Data shown.
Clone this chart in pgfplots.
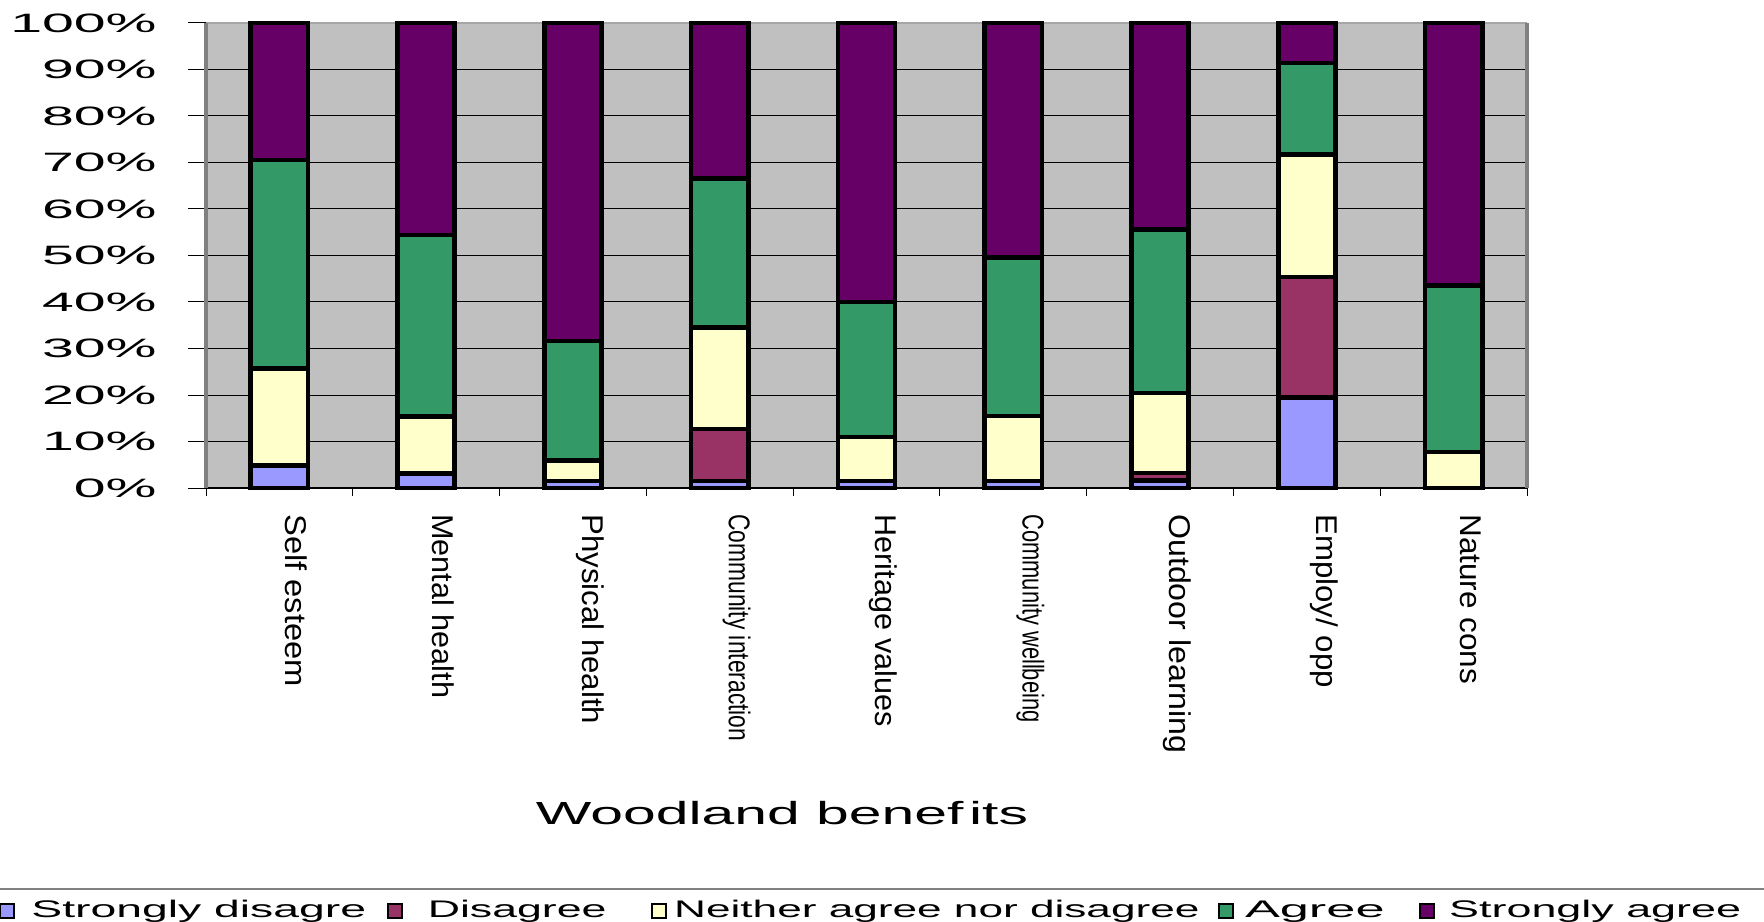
\documentclass[border=0pt]{standalone}
\usepackage{fontspec}
\setmainfont{Liberation Sans}
\usepackage{graphicx}
\usepackage{pgfplots}
\usepackage{pgfplotstable}
\pgfplotsset{compat=1.18}

\definecolor{sdis}{HTML}{9999FF}
\definecolor{dis}{HTML}{993366}
\definecolor{neu}{HTML}{FFFFCC}
\definecolor{agr}{HTML}{339966}
\definecolor{sagr}{HTML}{660066}
\definecolor{wall}{HTML}{C0C0C0}
\definecolor{edge}{HTML}{808080}

% Share of responses (%) per woodland benefit
\pgfplotstableread{
idx sd   d    n    a    sa
0   4.8  0    20.9 44.8 29.5
1   3.1  0    12.3 39.0 45.6
2   1.5  0    4.4  25.7 68.4
3   1.5  11.2 21.8 32.1 33.4
4   1.5  0    9.5  29.0 60.0
5   1.5  0    14.0 34.1 50.4
6   1.6  1.6  17.2 35.2 44.4
7   19.4 26.0 26.3 19.7 8.6
8   0    0    7.7  35.9 56.4
}\benefits

\pgfplotsset{
  sq legend/.style={
    legend image code/.code={
      \draw[##1, draw=black, line width=1pt] (0pt,0pt) rectangle (7pt,7pt);
      \path[draw=none, fill=none] (0pt,0pt) -- (11pt,0pt);
    }
  }
}

\begin{document}
\begin{tikzpicture}
\path[use as bounding box] (0,0) rectangle (882pt,460.5pt);
\begin{axis}[
  at={(103pt,216.5pt)}, anchor=south west,
  scale only axis, width=660.5pt, height=232.5pt,
  clip=false,
  xmin=-0.5, xmax=8.5, ymin=0, ymax=100,
  ybar stacked, bar width=0.39,
  axis background/.style={fill=wall},
  axis line style={draw=none},
  ymajorgrids, major grid style={black, line width=0.5pt},
  ytick={0,10,...,100},
  /pgf/number format/assume math mode=true,
  yticklabel={\scalebox{2.15}[1]{\pgfmathprintnumber{\tick}\%}},
  yticklabel style={font=\fontsize{13.3}{14}\selectfont, anchor=east, inner sep=0pt, xshift=-15.5pt},
  tick align=outside,
  tick pos=left,
  major tick length=9pt,
  minor tick length=4pt,
  tick style={black, line width=0.5pt},
  xtick={0,...,8},
  minor xtick={-0.5,0.5,...,8.5},
  major x tick style={draw=none},
  xticklabels={
    {\scalebox{1.09}[1]{Self esteem}},
    {\scalebox{1.02}[1]{Mental health}},
    {\scalebox{1.04}[1]{Physical health}},
    {\scalebox{0.76}[1]{Community interaction}},
    {\scalebox{1.02}[1]{Heritage values}},
    {\scalebox{0.73}[1]{Community wellbeing}},
    {\scalebox{1.07}[1]{Outdoor learning}},
    {\scalebox{1.04}[1]{Employ/ opp}},
    {\scalebox{1.05}[1]{Nature cons}}
  },
  xticklabel style={font=\fontsize{15}{16}\selectfont, inner sep=0pt,
    xshift=8.5pt, yshift=-4pt, rotate=-90, anchor=west},
  xlabel={\scalebox{1.84}[1]{Woodland benef\kern1.5pt its}},
  x label style={at={(axis description cs:0.436,0)}, anchor=center,
    yshift=-162.5pt, font=\fontsize{16}{17}\selectfont},
  every axis plot post/.append style={sq legend},
  legend columns=-1,
  legend style={at={(axis description cs:0,0)}, anchor=west,
    xshift=-103.6pt, yshift=-211.3pt, draw=none, fill=none,
    inner sep=0pt, outer sep=0pt, column sep=0pt,
    font=\fontsize{12}{13}\selectfont,
    nodes={inner sep=0pt, anchor=base west}},
  legend cell align=left,
]
\addplot[fill=sdis, draw=black, line width=2.3pt] table[x=idx, y=sd] {\benefits};
\addlegendentry{\makebox[182.5pt][l]{\hspace{4.8pt}\scalebox{1.93}[1]{Strongly disagre}}}
\addplot[fill=dis, draw=black, line width=2.3pt] table[x=idx, y=d] {\benefits};
\addlegendentry{\makebox[120.7pt][l]{\hspace{9pt}\scalebox{1.86}[1]{Disagree}}}
\addplot[fill=neu, draw=black, line width=2.3pt] table[x=idx, y=n] {\benefits};
\addlegendentry{\makebox[271.9pt][l]{\scalebox{1.84}[1]{Neither agree nor disagree}}}
\addplot[fill=agr, draw=black, line width=2.3pt] table[x=idx, y=a] {\benefits};
\addlegendentry{\makebox[89.1pt][l]{\hspace{2pt}\scalebox{2.18}[1]{Agree}}}
\addplot[fill=sagr, draw=black, line width=2.3pt] table[x=idx, y=sa] {\benefits};
\addlegendentry{\hspace{3.5pt}\scalebox{1.87}[1]{Strongly agree}}

% plot frame: grey side walls, black base line
\draw[edge, line width=1.6pt] (rel axis cs:0,0) -- (rel axis cs:0,1);
\draw[edge, line width=1.6pt] (rel axis cs:1,0) -- (rel axis cs:1,1);
\draw[edge!70, line width=0.8pt] (rel axis cs:0,1) -- (rel axis cs:1,1);
\draw[black, line width=0.8pt] (rel axis cs:0,0) -- (rel axis cs:1,0);
\end{axis}
% separator above the legend
\draw[edge, line width=1pt] (0,16pt) -- (882pt,16pt);
\end{tikzpicture}
\end{document}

Requirements.
Copy the listing exactly. Any image in it stays out of the copy.

Full output.
Clone this chart in pgfplots.
\documentclass[border=0pt]{standalone}
\usepackage{fontspec}
\setmainfont{Liberation Sans}
\usepackage{graphicx}
\usepackage{pgfplots}
\usepackage{pgfplotstable}
\pgfplotsset{compat=1.18}

\definecolor{sdis}{HTML}{9999FF}
\definecolor{dis}{HTML}{993366}
\definecolor{neu}{HTML}{FFFFCC}
\definecolor{agr}{HTML}{339966}
\definecolor{sagr}{HTML}{660066}
\definecolor{wall}{HTML}{C0C0C0}
\definecolor{edge}{HTML}{808080}

% Share of responses (%) per woodland benefit
\pgfplotstableread{
idx sd   d    n    a    sa
0   4.8  0    20.9 44.8 29.5
1   3.1  0    12.3 39.0 45.6
2   1.5  0    4.4  25.7 68.4
3   1.5  11.2 21.8 32.1 33.4
4   1.5  0    9.5  29.0 60.0
5   1.5  0    14.0 34.1 50.4
6   1.6  1.6  17.2 35.2 44.4
7   19.4 26.0 26.3 19.7 8.6
8   0    0    7.7  35.9 56.4
}\benefits

\pgfplotsset{
  sq legend/.style={
    legend image code/.code={
      \draw[##1, draw=black, line width=1pt] (0pt,0pt) rectangle (7pt,7pt);
      \path[draw=none, fill=none] (0pt,0pt) -- (11pt,0pt);
    }
  }
}

\begin{document}
\begin{tikzpicture}
\path[use as bounding box] (0,0) rectangle (882pt,460.5pt);
\begin{axis}[
  at={(103pt,216.5pt)}, anchor=south west,
  scale only axis, width=660.5pt, height=232.5pt,
  clip=false,
  xmin=-0.5, xmax=8.5, ymin=0, ymax=100,
  ybar stacked, bar width=0.39,
  axis background/.style={fill=wall},
  axis line style={draw=none},
  ymajorgrids, major grid style={black, line width=0.5pt},
  ytick={0,10,...,100},
  /pgf/number format/assume math mode=true,
  yticklabel={\scalebox{2.15}[1]{\pgfmathprintnumber{\tick}\%}},
  yticklabel style={font=\fontsize{13.3}{14}\selectfont, anchor=east, inner sep=0pt, xshift=-15.5pt},
  tick align=outside,
  tick pos=left,
  major tick length=9pt,
  minor tick length=4pt,
  tick style={black, line width=0.5pt},
  xtick={0,...,8},
  minor xtick={-0.5,0.5,...,8.5},
  major x tick style={draw=none},
  xticklabels={
    {\scalebox{1.09}[1]{Self esteem}},
    {\scalebox{1.02}[1]{Mental health}},
    {\scalebox{1.04}[1]{Physical health}},
    {\scalebox{0.76}[1]{Community interaction}},
    {\scalebox{1.02}[1]{Heritage values}},
    {\scalebox{0.73}[1]{Community wellbeing}},
    {\scalebox{1.07}[1]{Outdoor learning}},
    {\scalebox{1.04}[1]{Employ/ opp}},
    {\scalebox{1.05}[1]{Nature cons}}
  },
  xticklabel style={font=\fontsize{15}{16}\selectfont, inner sep=0pt,
    xshift=8.5pt, yshift=-4pt, rotate=-90, anchor=west},
  xlabel={\scalebox{1.84}[1]{Woodland benef\kern1.5pt its}},
  x label style={at={(axis description cs:0.436,0)}, anchor=center,
    yshift=-162.5pt, font=\fontsize{16}{17}\selectfont},
  every axis plot post/.append style={sq legend},
  legend columns=-1,
  legend style={at={(axis description cs:0,0)}, anchor=west,
    xshift=-103.6pt, yshift=-211.3pt, draw=none, fill=none,
    inner sep=0pt, outer sep=0pt, column sep=0pt,
    font=\fontsize{12}{13}\selectfont,
    nodes={inner sep=0pt, anchor=base west}},
  legend cell align=left,
]
\addplot[fill=sdis, draw=black, line width=2.3pt] table[x=idx, y=sd] {\benefits};
\addlegendentry{\makebox[182.5pt][l]{\hspace{4.8pt}\scalebox{1.93}[1]{Strongly disagre}}}
\addplot[fill=dis, draw=black, line width=2.3pt] table[x=idx, y=d] {\benefits};
\addlegendentry{\makebox[120.7pt][l]{\hspace{9pt}\scalebox{1.86}[1]{Disagree}}}
\addplot[fill=neu, draw=black, line width=2.3pt] table[x=idx, y=n] {\benefits};
\addlegendentry{\makebox[271.9pt][l]{\scalebox{1.84}[1]{Neither agree nor disagree}}}
\addplot[fill=agr, draw=black, line width=2.3pt] table[x=idx, y=a] {\benefits};
\addlegendentry{\makebox[89.1pt][l]{\hspace{2pt}\scalebox{2.18}[1]{Agree}}}
\addplot[fill=sagr, draw=black, line width=2.3pt] table[x=idx, y=sa] {\benefits};
\addlegendentry{\hspace{3.5pt}\scalebox{1.87}[1]{Strongly agree}}

% plot frame: grey side walls, black base line
\draw[edge, line width=1.6pt] (rel axis cs:0,0) -- (rel axis cs:0,1);
\draw[edge, line width=1.6pt] (rel axis cs:1,0) -- (rel axis cs:1,1);
\draw[edge!70, line width=0.8pt] (rel axis cs:0,1) -- (rel axis cs:1,1);
\draw[black, line width=0.8pt] (rel axis cs:0,0) -- (rel axis cs:1,0);
\end{axis}
% separator above the legend
\draw[edge, line width=1pt] (0,16pt) -- (882pt,16pt);
\end{tikzpicture}
\end{document}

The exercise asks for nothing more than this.